Die Schweizer Wirtschaft entwickelt sich also immer stärker zur «Denker-und-Lenker-Ökonomie», in der Spezialisten
in weltumspannenden Unternehmen Tätigkeiten mit der höchsten Wertschöpfung erbringen. Unser Land verfügt nicht über genügend Arbeitskräfte dafür: Von 2002 bis 2007 entstanden 350’000 zusätzliche Arbeitsplätze, diese wurden aber zu 60 Prozent mit Zuwanderern besetzt. Seit 2004 werden aufgrund der Einführung der Personenfreizügigkeit (PFZ) Inländer nicht mehr bevorzugt; seither hat sich die Qualifikation der Zuwanderer grundlegend verändert: Sie kommen ins Land, um zu arbeiten, und dies vorwiegend in hochqualifizierten Berufen. Gegenwärtig wandern jährlich fast gleich viele Beschäftigte mit höheren Bildung ein, wie die Schweiz selber ausbildet.
Wachstumsstopp ist keine Lösung
Das führt zu Problemen, die ernst zu nehmen sind. Die Schweiz braucht vor allem in der Raumplanung und beim Verkehr weitsichtige Lösungen, dank denen auch zehn Millionen Menschen im Land zusammenleben könnten, ohne dass es die Lebensqualität verliert, die seine Attraktivität ausmacht. Die wirtschaftliche Entwicklung zu bremsen oder gar zu stoppen, ist aber keine Lösung. Was sie der Schweiz bringt, zeigt die Grafik: Seit 2004, also seit der Öffnung des Arbeitsmarktes, geniesst unser Land einen «Wachstumsbonus» es entwickelte sich seither in jedem Jahr, auch während der Krise, deutlich besser als die Euro-Zone. Das Leporello, das sich von der neuen Website von Avenir Suisse
herunterladen oder dort bestellen lässt, kommt deshalb zum Schluss: Die Schweiz muss ihre Attraktivität bewahren, sie also immer wieder neu erarbeiten und weiterentwickeln
Kommentar: Das Unbehagen ernst nehmen
Warum ist die Schweiz ein Magnet für Ausländer? Weil sie ein Land ist, dem es sehr gut geht und in dem es sich sehr gut lebt. Zur einzigartigen Lebensqualität tragen aber gerade auch die Einwanderer bei, seit je.

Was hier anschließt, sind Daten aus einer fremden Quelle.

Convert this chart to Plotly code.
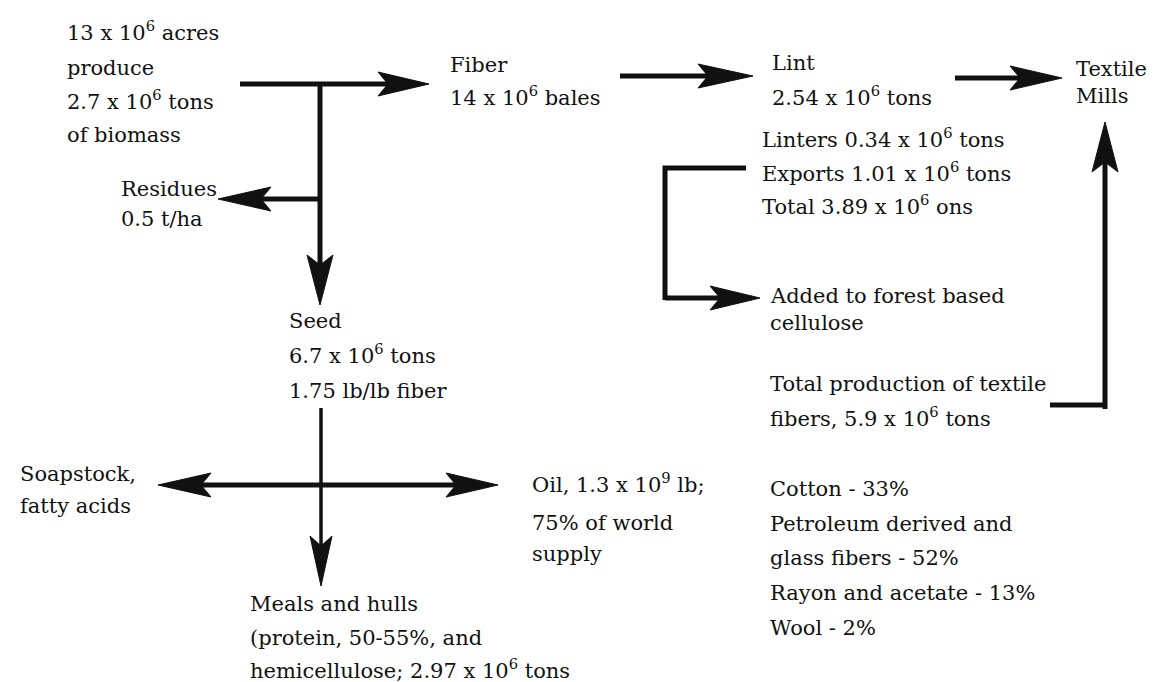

Ausländer schufen berühmteste Schweizer Traditionsfirmen, von Nestle bis ABB. Und Ausländer treiben nicht nur die Wirtschaft an, sondern halten die Das Unbehagen ernst nehmen Schweiz insgesamt mit am Laufen, so etwa die 3000 deutschen Ärzte.
Was die Ausländer der Schweiz brachten und bringen, lasst sich mit Zahlen und Fakten belegen, aber das genügt nicht, um das Unbehagen wegzuwischen, das sich mittlerweile auch im Schweizer Mittelstand breitmacht. Dieses Unbehagen ist real und es ist menschlich. Deshalb sollte man die Sorgen vor Überfremdung nicht als hinterwäldlerisch oder gar fremdenfeindlich abtun, wie dies seit Jahrzehnten geschieht. Die Schweiz, mit einem Viertel nicht im Land geborener Menschen, beweist seit je eine einzigartige Fähigkeit, Einwanderer aufzunehmen. Aber Wirtschaft und Politik dürfen diese Bereitschaft hinsichtlich Ausmass und Tempo der Einwanderung nicht überfordern.
In einer schwierigen Gratwanderung müssen wir dafür sorgen, dass die Schweiz für Einwanderer offen bleibt und gleichzeitig ihre Identität behält. Dazu gehört einerseits, von den Zuwanderern eine hohe Integrationsbereitschaft zu verlangen, bei aller urbanen Weltläufigkeit auch in den am stärksten betroffenen Ballungszentren Zürich und Genf: Wir dürfen Anpassung erwarten, was die Sprache, aber auch das Zusammenleben in Familie und Öffentlichkeit angeht. Anderseits müssen wir sicherstellen, dass alle in der Schweiz weiterhin gut leben können, und darauf achten, dass der unbestreitbare Nutzen der Zuwanderung nicht ganz anders unter den Ansässigen verteilt wird als der unvermeidliche Preis, den jeder Nutzen fordert. Nur so bleibt unser Land ein Magnet für Findige und Tüchtige aus aller Welt.
Dieser Artikel erschien in der «Zürcher Wirtschaft» im Juni 2011.